Source: huggingface/transformers/[Zero shot classification pipeline #5760 ](https://github.com/huggingface/transformers/pull/5760).

In [None]:
from transformers import pipeline
model_name = "MoritzLaurer/mDeBERTa-v3-base-mnli-xnli"
pipe = pipeline("zero-shot-classification", model=model_name)

In [6]:
#def meaning_iterator():
#    for i in range(0, len(da["train"]), 1):
#        yield da["train"][i]["meaning"]

#print(len(datushka["train"]))
#datushka["train"][0]["meaning"]
#nlp(datushka["train"][0]["meaning"], ["positive", "negative"], multi_label=True)
###pipe(meaning_iterator(), ["positive", "negative"], multi_label=True)

In [None]:
#sequence_to_classify = "тот, кто говорит много пустого и несерьёзного; болтун"
candidate_labels = ["книжн.", "ирон.", "религ.", "груб."]
#pipe(sequence_to_classify, candidate_labels, multi_label=True)
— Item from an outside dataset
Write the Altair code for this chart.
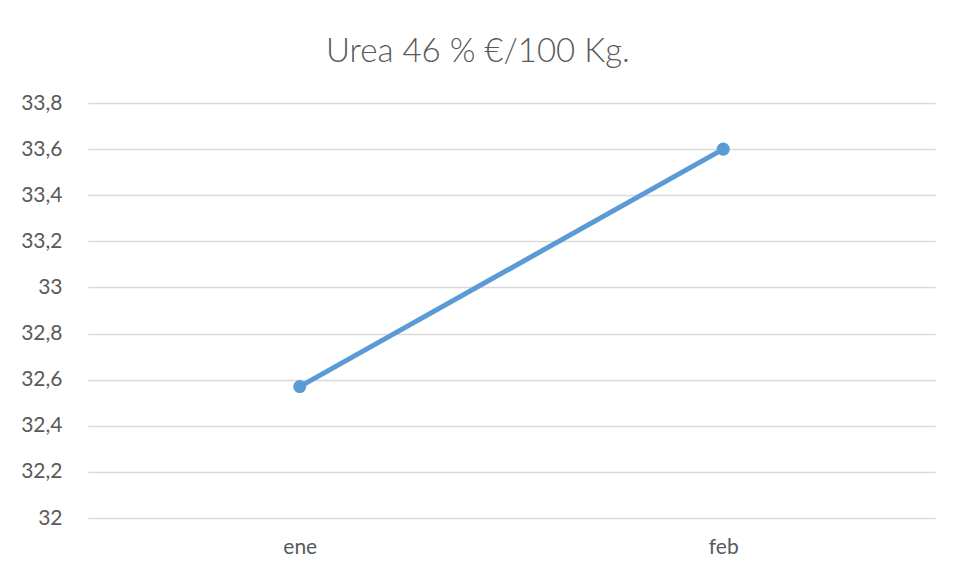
import altair as alt
import pandas as pd

months = ["ene", "feb"]
prices = [32.57, 33.6]
y_ticks = [32.0, 32.2, 32.4, 32.6, 32.8, 33.0, 33.2, 33.4, 33.6, 33.8]
title_text = "Urea 46 % €/100 Kg."

df = pd.DataFrame({"mes": months, "precio": prices})

x = alt.X("mes:N", sort=months,
          scale=alt.Scale(type="point", padding=0.5),
          axis=alt.Axis(title=None, labelAngle=0, ticks=False, domain=False,
                        grid=False, labelFontSize=21, labelColor="#595959",
                        labelFont="Lato", labelPadding=18))
y = alt.Y("precio:Q",
          scale=alt.Scale(domain=[32, 33.8], nice=False, zero=False),
          axis=alt.Axis(title=None, values=y_ticks, ticks=False, domain=False,
                        grid=True, gridColor="#d9d9d9", gridWidth=1.5,
                        labelFontSize=21, labelColor="#595959", labelFont="Lato",
                        labelPadding=26,
                        labelExpr="replace(toString(round(datum.value*10)/10), '.', ',')"))

line = alt.Chart(df).mark_line(color="#5B9BD5", strokeWidth=5).encode(x=x, y=y)
pts = alt.Chart(df).mark_point(color="#5B9BD5", filled=True, opacity=1, size=170).encode(x=x, y=y)

chart = (line + pts).properties(
    width=847, height=415,
    background="white",
    title=alt.Title(title_text, fontSize=33, font="Lato", fontWeight=300,
                    color="#595959", anchor="middle", frame="bounds",
                    baseline="alphabetic", offset=10, dy=13),
    padding={"left": 80, "top": 95, "right": 10, "bottom": 52},
    autosize=alt.AutoSizeParams(type="none"),
).configure_view(strokeWidth=0, stroke="transparent")

chart.save("out.html", embed_options={"renderer": "svg", "actions": False})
#pipe(meaning_iterator(), candidate_labels, multi_label=True)
#pipe(da["train"][0]["meaning"], candidate_labels, multi_label=True)

# AutoTokenizer and PyTorch optimized training loop
From [quicktour.ipynb#AutoTokenizer](https://colab.research.google.com/github/huggingface/notebooks/blob/main/transformers_doc/en/quicktour.ipynb#scrollTo=c-mB_1hXw57y&line=1&uniqifier=1)

In [11]:
! pip install accelerate -U

# setup hyperparameters (learning rate, batch size, and the number of epochs to train for)
from transformers import TrainingArguments
training_args = TrainingArguments(
    output_dir="./pt_training",
    learning_rate=2e-5,
    per_device_train_batch_size=8,
    per_device_eval_batch_size=8,
    num_train_epochs=2,
    )



In [20]:
from transformers import AutoTokenizer, AutoModelForSequenceClassification

pt_model = AutoModelForSequenceClassification.from_pretrained(model_name)
tokenizer = AutoTokenizer.from_pretrained(model_name)

In [None]:
#encoding = tokenizer( da["train"][0]["meaning"] )
#print(encoding)

In [9]:
def tokenize_dataset(dataset):
  return tokenizer(dataset["meaning"])

In [13]:
#da["train"]
ds

DatasetDict({
    train: Dataset({
        features: ['word', 'meaning', 'книжн.', 'ирон.', 'религ.', 'груб.'],
        num_rows: 11
    })
})

In [21]:
#dataset = ds["train"].map(tokenize_dataset, batched=True)
dataset = ds.map(tokenize_dataset, batched=True)
dataset

DatasetDict({
    train: Dataset({
        features: ['word', 'meaning', 'книжн.', 'ирон.', 'религ.', 'груб.', 'input_ids', 'token_type_ids', 'attention_mask'],
        num_rows: 11
    })
})

In [None]:
# create a batch of examples from dataset
from transformers import DataCollatorWithPadding
data_collator = DataCollatorWithPadding(tokenizer=tokenizer)
data_collator

In [23]:
# 80% train, 20% test + validation
dataset = dataset['train'].train_test_split(test_size=0.2, shuffle=True)
dataset

DatasetDict({
    train: Dataset({
        features: ['word', 'meaning', 'книжн.', 'ирон.', 'религ.', 'груб.', 'input_ids', 'token_type_ids', 'attention_mask'],
        num_rows: 8
    })
    test: Dataset({
        features: ['word', 'meaning', 'книжн.', 'ирон.', 'религ.', 'груб.', 'input_ids', 'token_type_ids', 'attention_mask'],
        num_rows: 3
    })
})

In [24]:
# gather all these classes in Trainer:
from transformers import Trainer
trainer = Trainer(
    model=pt_model,
    args=training_args,
    train_dataset=dataset["train"],
    eval_dataset=dataset["test"],
    tokenizer=tokenizer,
    data_collator=data_collator,
)  # doctest: +SKIP

In [25]:
trainer.train()

#see https://discuss.huggingface.co/t/the-model-did-not-return-a-loss-from-the-inputs-only-the-following-keys-logits-for-reference-the-inputs-it-received-are-input-values/25420

ValueError: The model did not return a loss from the inputs, only the following keys: logits. For reference, the inputs it received are input_ids,token_type_ids,attention_mask.